Transparence, couleur et tulles à profusion
Pluie de couleurs chez Armani. Le couturier qui fêtera ses 90 ans l’été prochain a dévoilé 92 silhouettes d’une féminité délicate et étincelante. Des robes qui combinent la transparence, la dentelle, les motifs et les cristaux. Grand favori des stars et des stylistes hollywoodiens pour la saison des oscars, Armani a parsemé de minuscules cristaux la plupart des tissus: des robes de bal à jupe longue, des hauts en dentelle, des vestes cardigans, des pantalons bouffant en soie pétrole, des minaudières sous forme d’éventail. La collection est une «ouverture aux différentes cultures» d’après la note de presse. Une collection telle un «voyage totalement imaginé d’ouest en est». Chez Armani une «femme est celle qui prend quelque chose de chaque endroit qu’elle visite et se l’approprie.»

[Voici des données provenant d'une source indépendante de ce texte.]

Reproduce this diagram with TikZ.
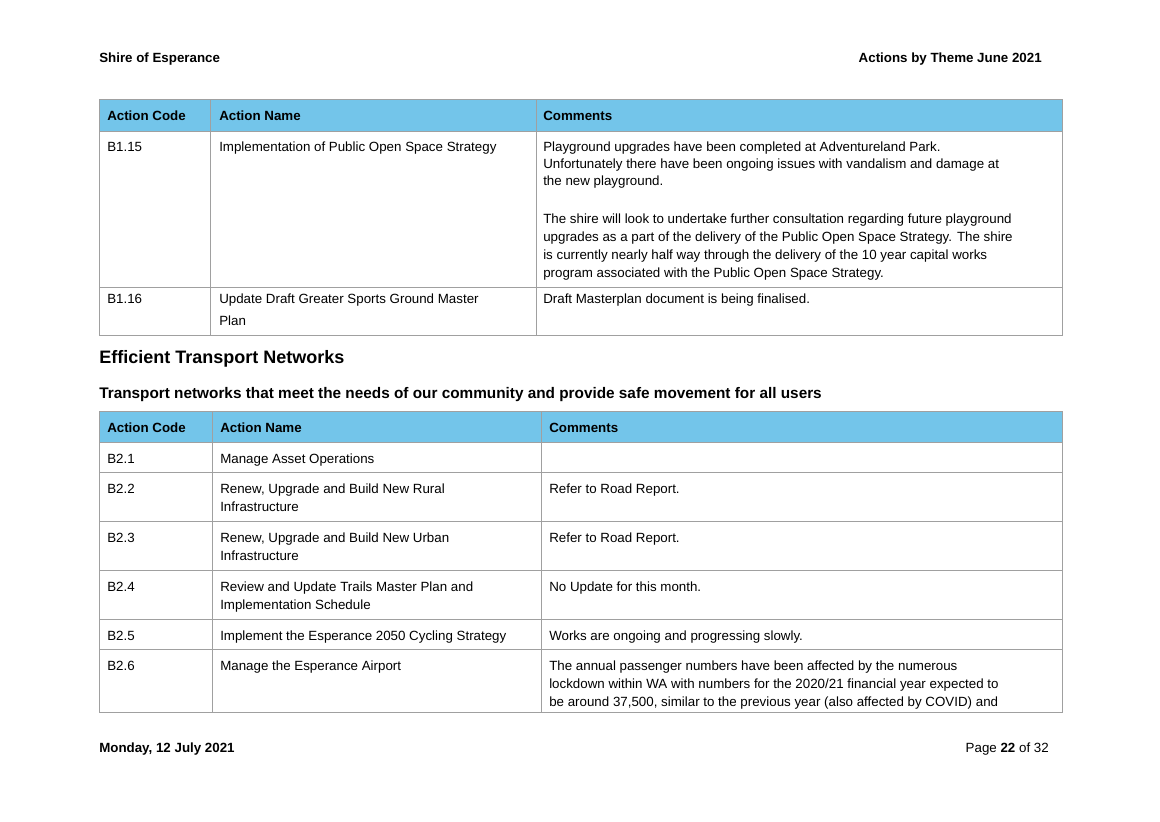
\documentclass[tikz,border=0pt]{standalone}
\usepackage{fontspec}
\setmainfont{Liberation Sans}
\definecolor{hdr}{RGB}{115,197,234}
\definecolor{grid}{RGB}{160,160,160}
\begin{document}
\begin{tikzpicture}[x=0.75pt,y=-0.75pt,
  t/.style={anchor=base west,inner sep=0,font=\fontsize{10}{12}\selectfont},
  tb/.style={t,font=\fontsize{10}{12}\selectfont\bfseries},
  tr/.style={anchor=base east,inner sep=0,font=\fontsize{10}{12}\selectfont\bfseries},
  gl/.style={draw=grid,line width=0.6pt}]
\useasboundingbox (0,0) rectangle (1160,821);
\fill[white] (0,0) rectangle (1160,821);
% page header
\node[tb] (sh) at (99,62) {Shire of Esperance};
\node[tr] (th) at (1042,62) {Actions by Theme June 2021};
% table 1
\fill[hdr] (99,99) rectangle (1062,131);
\draw[gl] (99,99) rectangle (1062,335);
\draw[gl] (99,131) -- (1062,131) (99,287) -- (1062,287);
\draw[gl] (210,99) -- (210,335) (536,99) -- (536,335);
\node[tb] (h1a) at (107,120) {Action Code};
\node[tb] (h1b) at (219,120) {Action Name};
\node[tb] (h1c) at (543,120) {Comments};
\node[t] (c115) at (107,151) {B1.15};
\node[t] (n115) at (219,151) {Implementation of Public Open Space Strategy};
\node[t] (m1) at (543,151) {Playground upgrades have been completed at Adventureland Park.};
\node[t] (m2) at (543,168) {Unfortunately there have been ongoing issues with vandalism and damage at};
\node[t] (m3) at (543,185) {the new playground.};
\node[t] (m4) at (543,223) {The shire will look to undertake further consultation regarding future playground};
\node[t] (m5) at (543,241) {upgrades as a part of the delivery of the Public Open Space Strategy. The shire};
\node[t] (m6) at (543,259) {is currently nearly half way through the delivery of the 10 year capital works};
\node[t] (m7) at (543,277) {program associated with the Public Open Space Strategy.};
\node[t] (c116) at (107,303) {B1.16};
\node[t] (n116a) at (219,303) {Update Draft Greater Sports Ground Master};
\node[t] (n116b) at (219,325) {Plan};
\node[t] (m116) at (543,303) {Draft Masterplan document is being finalised.};
% headings
\node[anchor=base west,inner sep=0,font=\fontsize{13.5}{16}\selectfont\bfseries] (eh) at (99,363) {Efficient Transport Networks};
\node[anchor=base west,inner sep=0,font=\fontsize{11.5}{14}\selectfont\bfseries] (sh2) at (99,398) {Transport networks that meet the needs of our community and provide safe movement for all users};
% table 2
\fill[hdr] (99,411) rectangle (1062,442);
\draw[gl] (99,411) rectangle (1062,712);
\foreach \y in {442,472,521,570,619,649} \draw[gl] (99,\y) -- (1062,\y);
\draw[gl] (212,411) -- (212,712) (541,411) -- (541,712);
\node[tb] (h2a) at (107,432) {Action Code};
\node[tb] (h2b) at (220,432) {Action Name};
\node[tb] (h2c) at (549,432) {Comments};
\node[t] (c21) at (107,463) {B2.1};
\node[t] (n21) at (220,463) {Manage Asset Operations};
\node[t] (c22) at (107,493) {B2.2};
\node[t] (n22a) at (220,493) {Renew, Upgrade and Build New Rural};
\node[t] (n22b) at (220,511) {Infrastructure};
\node[t] (m22) at (549,493) {Refer to Road Report.};
\node[t] (c23) at (107,542) {B2.3};
\node[t] (n23a) at (220,542) {Renew, Upgrade and Build New Urban};
\node[t] (n23b) at (220,560) {Infrastructure};
\node[t] (m23) at (549,542) {Refer to Road Report.};
\node[t] (c24) at (107,591) {B2.4};
\node[t] (n24a) at (220,591) {Review and Update Trails Master Plan and};
\node[t] (n24b) at (220,609) {Implementation Schedule};
\node[t] (m24) at (549,591) {No Update for this month.};
\node[t] (c25) at (107,640) {B2.5};
\node[t] (n25) at (220,640) {Implement the Esperance 2050 Cycling Strategy};
\node[t] (m25) at (549,640) {Works are ongoing and progressing slowly.};
\node[t] (c26) at (107,670) {B2.6};
\node[t] (n26) at (220,670) {Manage the Esperance Airport};
\node[t] (m26a) at (549,670) {The annual passenger numbers have been affected by the numerous};
\node[t] (m26b) at (549,688) {lockdown within WA with numbers for the 2020/21 financial year expected to};
\node[t] (m26c) at (549,706) {be around 37,500, similar to the previous year (also affected by COVID) and};
% footer
\node[tb] (fd) at (99,752) {Monday, 12 July 2021};
\node[anchor=base east,inner sep=0,font=\fontsize{10}{12}\selectfont] (pg) at (1049,752) {Page \textbf{22} of 32};
\end{tikzpicture}
\end{document}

Pour Alaia, Peter Mulier recevait ses invités dans la boutique de la rue Marignan pour trois défilés très intimistes. On retient la simplicité et la pureté des coupes. Du noir, du blanc, du court, du long. Un manteau à l’imprimé animal recouvrait un body noir rappelant la nouvelle grande tendance qui circule sur les réseaux ces derniers jours #mobwifeaesthetics. L’allure Mob Wife Fashion est celle d’une femme de gangster fatale et glamour.
Chez Chanel, cette saison, Virginie Viard a utilisé une palette de couleurs délicates. Elle associe un justaucorps blanc, une veste enveloppante en tweed rose à un pan de jupe en mousseline de soie noire, ou un baby doll noir transparent sur un pantalon à peine voilé. Un total jeu de transparence. On note d’épais collants blancs et des sandales noires ouvertes à petit talon sur l’ensemble des looks. On retient ses merveilleuses robes de soirée vaporeuses de plumes.

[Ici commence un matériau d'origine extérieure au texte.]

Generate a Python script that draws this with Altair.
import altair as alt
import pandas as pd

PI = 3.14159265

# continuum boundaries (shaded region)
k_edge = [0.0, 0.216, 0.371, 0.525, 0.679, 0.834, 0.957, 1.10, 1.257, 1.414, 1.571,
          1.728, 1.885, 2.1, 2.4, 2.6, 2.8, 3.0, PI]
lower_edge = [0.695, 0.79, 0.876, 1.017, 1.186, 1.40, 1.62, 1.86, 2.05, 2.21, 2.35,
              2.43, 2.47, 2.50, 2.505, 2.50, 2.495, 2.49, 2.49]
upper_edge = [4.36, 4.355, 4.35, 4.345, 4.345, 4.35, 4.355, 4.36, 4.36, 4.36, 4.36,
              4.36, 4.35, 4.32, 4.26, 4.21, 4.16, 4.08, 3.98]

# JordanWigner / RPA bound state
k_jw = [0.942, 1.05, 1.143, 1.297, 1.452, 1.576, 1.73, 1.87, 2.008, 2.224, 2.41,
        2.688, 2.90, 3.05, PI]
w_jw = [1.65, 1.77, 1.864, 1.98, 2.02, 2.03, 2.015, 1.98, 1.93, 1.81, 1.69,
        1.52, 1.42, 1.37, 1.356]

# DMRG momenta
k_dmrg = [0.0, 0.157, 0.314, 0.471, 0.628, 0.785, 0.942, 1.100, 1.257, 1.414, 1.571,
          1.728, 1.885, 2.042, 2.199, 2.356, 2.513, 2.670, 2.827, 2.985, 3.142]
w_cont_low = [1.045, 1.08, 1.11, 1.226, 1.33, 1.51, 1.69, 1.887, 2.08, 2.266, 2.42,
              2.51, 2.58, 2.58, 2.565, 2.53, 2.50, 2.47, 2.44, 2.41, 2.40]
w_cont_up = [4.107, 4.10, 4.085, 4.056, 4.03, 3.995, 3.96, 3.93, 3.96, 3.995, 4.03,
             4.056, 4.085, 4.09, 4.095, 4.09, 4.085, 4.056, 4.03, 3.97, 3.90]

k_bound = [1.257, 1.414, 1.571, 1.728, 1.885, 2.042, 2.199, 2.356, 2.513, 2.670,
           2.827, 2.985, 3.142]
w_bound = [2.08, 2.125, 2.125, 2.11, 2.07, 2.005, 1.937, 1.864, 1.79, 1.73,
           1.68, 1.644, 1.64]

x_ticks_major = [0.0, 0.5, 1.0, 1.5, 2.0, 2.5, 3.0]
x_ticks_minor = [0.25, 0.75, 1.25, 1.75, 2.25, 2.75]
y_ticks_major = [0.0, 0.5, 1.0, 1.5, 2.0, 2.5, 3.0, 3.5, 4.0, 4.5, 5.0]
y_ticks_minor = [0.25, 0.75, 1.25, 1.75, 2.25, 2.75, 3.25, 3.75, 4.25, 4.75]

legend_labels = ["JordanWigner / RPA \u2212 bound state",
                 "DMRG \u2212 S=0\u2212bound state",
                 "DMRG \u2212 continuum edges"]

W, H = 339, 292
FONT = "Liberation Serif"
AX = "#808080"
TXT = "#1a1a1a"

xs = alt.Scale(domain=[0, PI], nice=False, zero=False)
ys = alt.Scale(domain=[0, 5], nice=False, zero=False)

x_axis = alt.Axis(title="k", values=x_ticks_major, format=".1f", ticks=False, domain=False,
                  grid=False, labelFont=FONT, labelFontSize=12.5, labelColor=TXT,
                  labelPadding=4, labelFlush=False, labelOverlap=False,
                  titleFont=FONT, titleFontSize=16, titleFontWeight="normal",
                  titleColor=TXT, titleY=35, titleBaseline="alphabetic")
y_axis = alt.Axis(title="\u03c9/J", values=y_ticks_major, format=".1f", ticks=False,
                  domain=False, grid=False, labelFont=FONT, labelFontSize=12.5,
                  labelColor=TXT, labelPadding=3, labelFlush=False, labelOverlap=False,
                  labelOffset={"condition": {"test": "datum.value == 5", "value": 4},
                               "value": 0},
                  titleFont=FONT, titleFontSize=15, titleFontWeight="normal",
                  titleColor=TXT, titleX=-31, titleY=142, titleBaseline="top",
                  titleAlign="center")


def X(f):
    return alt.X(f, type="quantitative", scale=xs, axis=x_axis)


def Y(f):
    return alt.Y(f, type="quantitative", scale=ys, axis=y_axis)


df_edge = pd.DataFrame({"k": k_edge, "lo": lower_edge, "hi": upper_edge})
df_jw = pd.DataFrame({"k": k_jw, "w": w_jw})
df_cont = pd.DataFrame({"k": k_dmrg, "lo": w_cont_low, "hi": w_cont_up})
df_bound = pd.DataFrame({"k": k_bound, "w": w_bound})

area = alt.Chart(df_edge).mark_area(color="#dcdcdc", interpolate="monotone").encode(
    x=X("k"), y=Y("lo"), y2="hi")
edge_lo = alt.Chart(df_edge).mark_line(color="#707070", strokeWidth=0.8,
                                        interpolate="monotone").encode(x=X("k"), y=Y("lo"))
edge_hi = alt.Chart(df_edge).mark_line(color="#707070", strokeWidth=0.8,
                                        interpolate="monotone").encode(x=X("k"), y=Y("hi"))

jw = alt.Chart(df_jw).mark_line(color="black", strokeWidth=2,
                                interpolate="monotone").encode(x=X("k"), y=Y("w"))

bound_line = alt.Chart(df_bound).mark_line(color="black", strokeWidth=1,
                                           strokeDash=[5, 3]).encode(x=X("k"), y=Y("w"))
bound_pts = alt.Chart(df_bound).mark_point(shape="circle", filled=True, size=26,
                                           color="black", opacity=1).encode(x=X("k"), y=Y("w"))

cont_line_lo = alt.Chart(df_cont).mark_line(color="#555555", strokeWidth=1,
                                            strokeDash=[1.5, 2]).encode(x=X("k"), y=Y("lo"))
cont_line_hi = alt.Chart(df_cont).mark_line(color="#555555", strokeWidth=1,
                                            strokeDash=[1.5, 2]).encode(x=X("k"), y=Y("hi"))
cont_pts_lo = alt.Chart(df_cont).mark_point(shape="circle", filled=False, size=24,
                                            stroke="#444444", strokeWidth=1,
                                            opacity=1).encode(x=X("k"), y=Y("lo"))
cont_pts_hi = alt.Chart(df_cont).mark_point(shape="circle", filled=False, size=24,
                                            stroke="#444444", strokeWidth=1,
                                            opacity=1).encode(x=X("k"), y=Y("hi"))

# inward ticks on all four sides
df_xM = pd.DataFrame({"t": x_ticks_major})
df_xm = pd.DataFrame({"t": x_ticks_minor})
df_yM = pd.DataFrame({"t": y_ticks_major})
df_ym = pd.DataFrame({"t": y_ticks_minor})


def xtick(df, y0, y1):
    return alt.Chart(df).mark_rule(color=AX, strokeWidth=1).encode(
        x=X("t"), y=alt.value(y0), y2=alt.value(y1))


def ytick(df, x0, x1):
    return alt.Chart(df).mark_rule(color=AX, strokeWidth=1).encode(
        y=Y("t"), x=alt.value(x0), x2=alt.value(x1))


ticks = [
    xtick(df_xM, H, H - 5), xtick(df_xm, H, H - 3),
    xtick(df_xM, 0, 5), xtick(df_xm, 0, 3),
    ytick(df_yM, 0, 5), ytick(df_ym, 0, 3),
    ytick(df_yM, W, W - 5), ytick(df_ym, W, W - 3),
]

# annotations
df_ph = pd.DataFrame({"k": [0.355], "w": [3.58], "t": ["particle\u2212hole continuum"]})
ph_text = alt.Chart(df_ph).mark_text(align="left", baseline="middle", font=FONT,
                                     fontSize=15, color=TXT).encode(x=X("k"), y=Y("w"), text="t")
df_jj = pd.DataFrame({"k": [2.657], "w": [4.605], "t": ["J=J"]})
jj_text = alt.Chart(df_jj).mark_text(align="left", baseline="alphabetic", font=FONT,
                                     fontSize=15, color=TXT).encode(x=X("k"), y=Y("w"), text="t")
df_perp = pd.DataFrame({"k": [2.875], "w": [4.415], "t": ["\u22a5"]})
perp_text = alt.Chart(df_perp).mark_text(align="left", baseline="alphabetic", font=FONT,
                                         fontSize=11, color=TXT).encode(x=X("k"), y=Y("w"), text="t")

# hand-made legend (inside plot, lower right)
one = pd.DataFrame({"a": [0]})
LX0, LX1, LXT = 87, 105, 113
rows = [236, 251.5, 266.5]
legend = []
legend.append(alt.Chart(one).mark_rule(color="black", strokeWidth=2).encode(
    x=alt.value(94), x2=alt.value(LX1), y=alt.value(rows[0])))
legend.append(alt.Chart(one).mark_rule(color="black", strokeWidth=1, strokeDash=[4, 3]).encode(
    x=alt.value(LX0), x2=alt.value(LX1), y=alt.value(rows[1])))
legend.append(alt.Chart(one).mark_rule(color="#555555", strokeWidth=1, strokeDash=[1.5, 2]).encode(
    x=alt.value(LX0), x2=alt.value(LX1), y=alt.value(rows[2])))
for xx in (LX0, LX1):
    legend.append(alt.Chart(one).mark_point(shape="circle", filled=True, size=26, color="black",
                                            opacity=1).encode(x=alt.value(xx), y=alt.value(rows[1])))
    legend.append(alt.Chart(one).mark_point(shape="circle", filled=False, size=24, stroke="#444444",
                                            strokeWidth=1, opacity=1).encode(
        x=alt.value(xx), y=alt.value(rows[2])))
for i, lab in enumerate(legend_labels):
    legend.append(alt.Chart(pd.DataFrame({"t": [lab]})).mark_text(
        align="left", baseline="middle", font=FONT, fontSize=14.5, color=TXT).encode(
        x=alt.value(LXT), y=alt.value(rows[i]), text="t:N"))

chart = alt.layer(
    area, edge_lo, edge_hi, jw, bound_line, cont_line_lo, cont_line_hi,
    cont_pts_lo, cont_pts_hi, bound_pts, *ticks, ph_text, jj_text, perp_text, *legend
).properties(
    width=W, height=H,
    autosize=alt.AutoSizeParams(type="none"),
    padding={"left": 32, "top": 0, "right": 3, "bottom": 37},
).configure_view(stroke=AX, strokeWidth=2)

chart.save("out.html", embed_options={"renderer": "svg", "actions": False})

En marge des défilés, les maisons de mode avaient compris l’attrait de cette semaine couture et en profitaient pour présenter des créations. Ainsi Roger Vivier et son créateur Gerardo Felloni ont présenté des sacs couture, nécessitant de 30 à 60 heures de travail par les artisans de la maison. De somptueuses pièces uniques dont le prix oscille entre 25 000 et 95 000 euros.
À ne pas manquer également, l’exposition Sculpting the senses d’Iris Ven Herpen présentée au Musée des Arts décoratifs jusqu’au 28 avril 2024. La créatrice révèle une véritable définition de la haute couture. Elle a sélectionné une centaine de ses pièces haute couture, inventant un dialogue artistique parfaitement scénographié.